Task prompt: Return the data exactly, with all pictures removed.

Supplied data:
● ● ●
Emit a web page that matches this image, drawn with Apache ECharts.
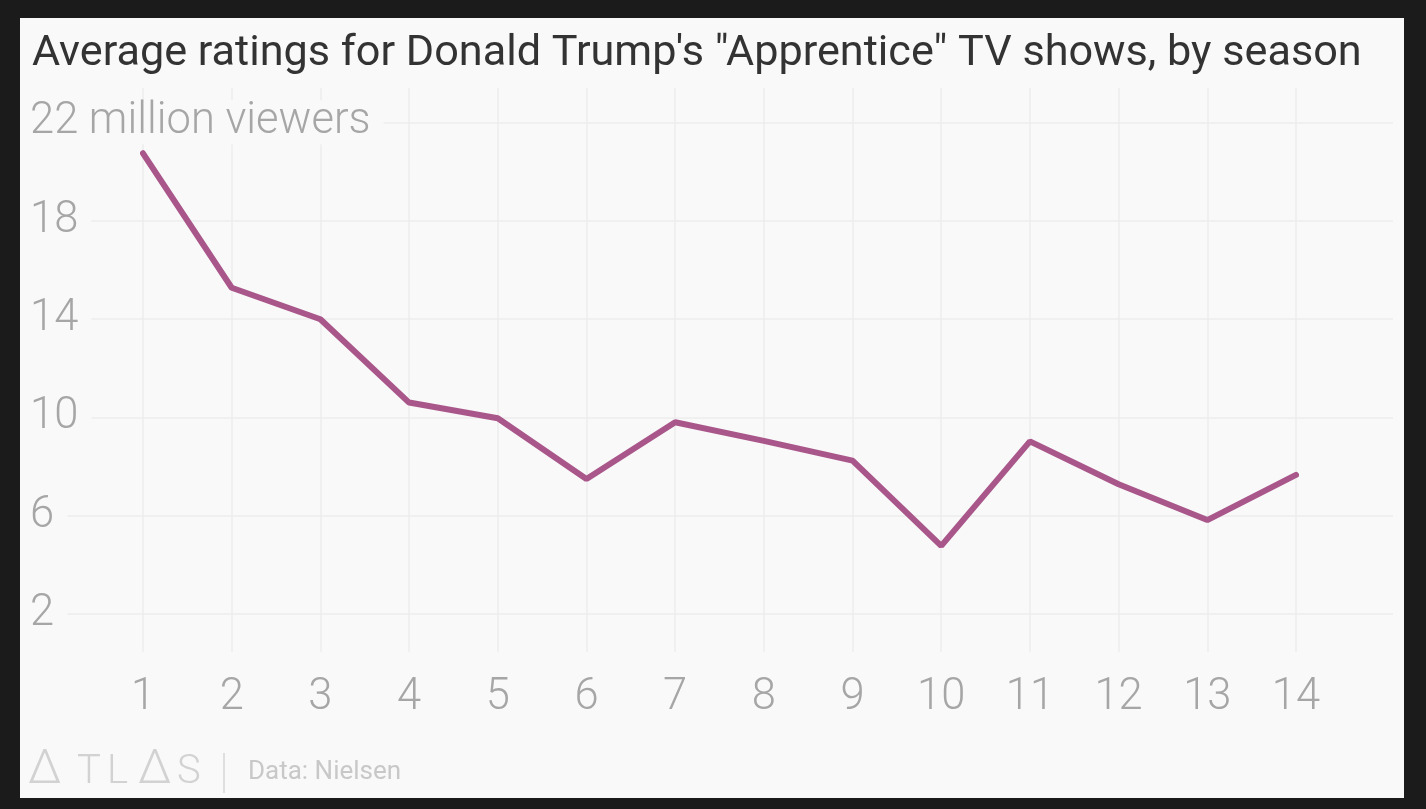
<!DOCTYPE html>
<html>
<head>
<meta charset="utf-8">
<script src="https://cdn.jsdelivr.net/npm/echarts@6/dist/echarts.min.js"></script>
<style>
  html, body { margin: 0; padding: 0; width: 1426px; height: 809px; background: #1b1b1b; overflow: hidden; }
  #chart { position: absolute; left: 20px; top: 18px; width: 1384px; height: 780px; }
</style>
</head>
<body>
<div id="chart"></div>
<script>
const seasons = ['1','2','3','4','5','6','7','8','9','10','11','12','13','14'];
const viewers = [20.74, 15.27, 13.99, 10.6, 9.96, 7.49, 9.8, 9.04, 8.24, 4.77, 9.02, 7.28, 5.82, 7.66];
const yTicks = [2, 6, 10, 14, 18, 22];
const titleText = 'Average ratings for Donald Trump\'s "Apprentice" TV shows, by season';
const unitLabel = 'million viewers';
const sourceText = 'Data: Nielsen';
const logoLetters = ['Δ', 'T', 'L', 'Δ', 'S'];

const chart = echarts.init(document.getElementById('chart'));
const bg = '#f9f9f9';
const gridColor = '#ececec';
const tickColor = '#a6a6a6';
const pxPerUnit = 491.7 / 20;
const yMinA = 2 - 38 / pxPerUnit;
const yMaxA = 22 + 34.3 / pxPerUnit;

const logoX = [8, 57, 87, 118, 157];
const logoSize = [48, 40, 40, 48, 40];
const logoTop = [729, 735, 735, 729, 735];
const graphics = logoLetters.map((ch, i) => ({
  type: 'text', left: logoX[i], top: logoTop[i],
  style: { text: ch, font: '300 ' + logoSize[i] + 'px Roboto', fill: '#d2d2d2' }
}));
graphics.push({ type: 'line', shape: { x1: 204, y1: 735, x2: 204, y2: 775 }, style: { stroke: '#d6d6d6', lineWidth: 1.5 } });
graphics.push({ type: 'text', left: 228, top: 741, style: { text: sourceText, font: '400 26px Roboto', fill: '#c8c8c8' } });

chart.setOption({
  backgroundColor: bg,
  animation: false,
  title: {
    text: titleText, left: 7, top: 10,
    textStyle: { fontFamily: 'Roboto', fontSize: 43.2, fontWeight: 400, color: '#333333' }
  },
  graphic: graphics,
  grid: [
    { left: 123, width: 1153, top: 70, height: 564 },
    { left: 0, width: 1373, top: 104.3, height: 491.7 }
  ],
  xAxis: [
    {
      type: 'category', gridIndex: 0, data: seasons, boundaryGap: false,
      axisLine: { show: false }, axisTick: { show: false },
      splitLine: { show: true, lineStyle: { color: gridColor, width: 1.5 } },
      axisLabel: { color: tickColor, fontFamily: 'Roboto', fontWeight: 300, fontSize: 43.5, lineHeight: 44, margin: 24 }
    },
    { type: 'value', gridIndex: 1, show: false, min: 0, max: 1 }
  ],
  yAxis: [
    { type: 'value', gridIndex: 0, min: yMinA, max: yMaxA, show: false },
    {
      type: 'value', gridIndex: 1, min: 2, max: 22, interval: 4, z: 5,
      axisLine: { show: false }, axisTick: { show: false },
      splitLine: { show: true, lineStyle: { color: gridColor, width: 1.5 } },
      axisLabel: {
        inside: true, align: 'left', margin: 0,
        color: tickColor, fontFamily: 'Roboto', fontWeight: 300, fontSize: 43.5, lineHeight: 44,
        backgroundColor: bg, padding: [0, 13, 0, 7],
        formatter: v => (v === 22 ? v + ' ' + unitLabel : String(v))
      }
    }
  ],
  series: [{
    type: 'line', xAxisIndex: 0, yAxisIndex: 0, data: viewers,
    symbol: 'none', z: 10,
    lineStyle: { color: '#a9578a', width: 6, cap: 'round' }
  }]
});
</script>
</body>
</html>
● ● ●
Reply:
Emit a web page that matches this image, drawn with Apache ECharts.
<!DOCTYPE html>
<html>
<head>
<meta charset="utf-8">
<script src="https://cdn.jsdelivr.net/npm/echarts@6/dist/echarts.min.js"></script>
<style>
  html, body { margin: 0; padding: 0; width: 1426px; height: 809px; background: #1b1b1b; overflow: hidden; }
  #chart { position: absolute; left: 20px; top: 18px; width: 1384px; height: 780px; }
</style>
</head>
<body>
<div id="chart"></div>
<script>
const seasons = ['1','2','3','4','5','6','7','8','9','10','11','12','13','14'];
const viewers = [20.74, 15.27, 13.99, 10.6, 9.96, 7.49, 9.8, 9.04, 8.24, 4.77, 9.02, 7.28, 5.82, 7.66];
const yTicks = [2, 6, 10, 14, 18, 22];
const titleText = 'Average ratings for Donald Trump\'s "Apprentice" TV shows, by season';
const unitLabel = 'million viewers';
const sourceText = 'Data: Nielsen';
const logoLetters = ['Δ', 'T', 'L', 'Δ', 'S'];

const chart = echarts.init(document.getElementById('chart'));
const bg = '#f9f9f9';
const gridColor = '#ececec';
const tickColor = '#a6a6a6';
const pxPerUnit = 491.7 / 20;
const yMinA = 2 - 38 / pxPerUnit;
const yMaxA = 22 + 34.3 / pxPerUnit;

const logoX = [8, 57, 87, 118, 157];
const logoSize = [48, 40, 40, 48, 40];
const logoTop = [729, 735, 735, 729, 735];
const graphics = logoLetters.map((ch, i) => ({
  type: 'text', left: logoX[i], top: logoTop[i],
  style: { text: ch, font: '300 ' + logoSize[i] + 'px Roboto', fill: '#d2d2d2' }
}));
graphics.push({ type: 'line', shape: { x1: 204, y1: 735, x2: 204, y2: 775 }, style: { stroke: '#d6d6d6', lineWidth: 1.5 } });
graphics.push({ type: 'text', left: 228, top: 741, style: { text: sourceText, font: '400 26px Roboto', fill: '#c8c8c8' } });

chart.setOption({
  backgroundColor: bg,
  animation: false,
  title: {
    text: titleText, left: 7, top: 10,
    textStyle: { fontFamily: 'Roboto', fontSize: 43.2, fontWeight: 400, color: '#333333' }
  },
  graphic: graphics,
  grid: [
    { left: 123, width: 1153, top: 70, height: 564 },
    { left: 0, width: 1373, top: 104.3, height: 491.7 }
  ],
  xAxis: [
    {
      type: 'category', gridIndex: 0, data: seasons, boundaryGap: false,
      axisLine: { show: false }, axisTick: { show: false },
      splitLine: { show: true, lineStyle: { color: gridColor, width: 1.5 } },
      axisLabel: { color: tickColor, fontFamily: 'Roboto', fontWeight: 300, fontSize: 43.5, lineHeight: 44, margin: 24 }
    },
    { type: 'value', gridIndex: 1, show: false, min: 0, max: 1 }
  ],
  yAxis: [
    { type: 'value', gridIndex: 0, min: yMinA, max: yMaxA, show: false },
    {
      type: 'value', gridIndex: 1, min: 2, max: 22, interval: 4, z: 5,
      axisLine: { show: false }, axisTick: { show: false },
      splitLine: { show: true, lineStyle: { color: gridColor, width: 1.5 } },
      axisLabel: {
        inside: true, align: 'left', margin: 0,
        color: tickColor, fontFamily: 'Roboto', fontWeight: 300, fontSize: 43.5, lineHeight: 44,
        backgroundColor: bg, padding: [0, 13, 0, 7],
        formatter: v => (v === 22 ? v + ' ' + unitLabel : String(v))
      }
    }
  ],
  series: [{
    type: 'line', xAxisIndex: 0, yAxisIndex: 0, data: viewers,
    symbol: 'none', z: 10,
    lineStyle: { color: '#a9578a', width: 6, cap: 'round' }
  }]
});
</script>
</body>
</html>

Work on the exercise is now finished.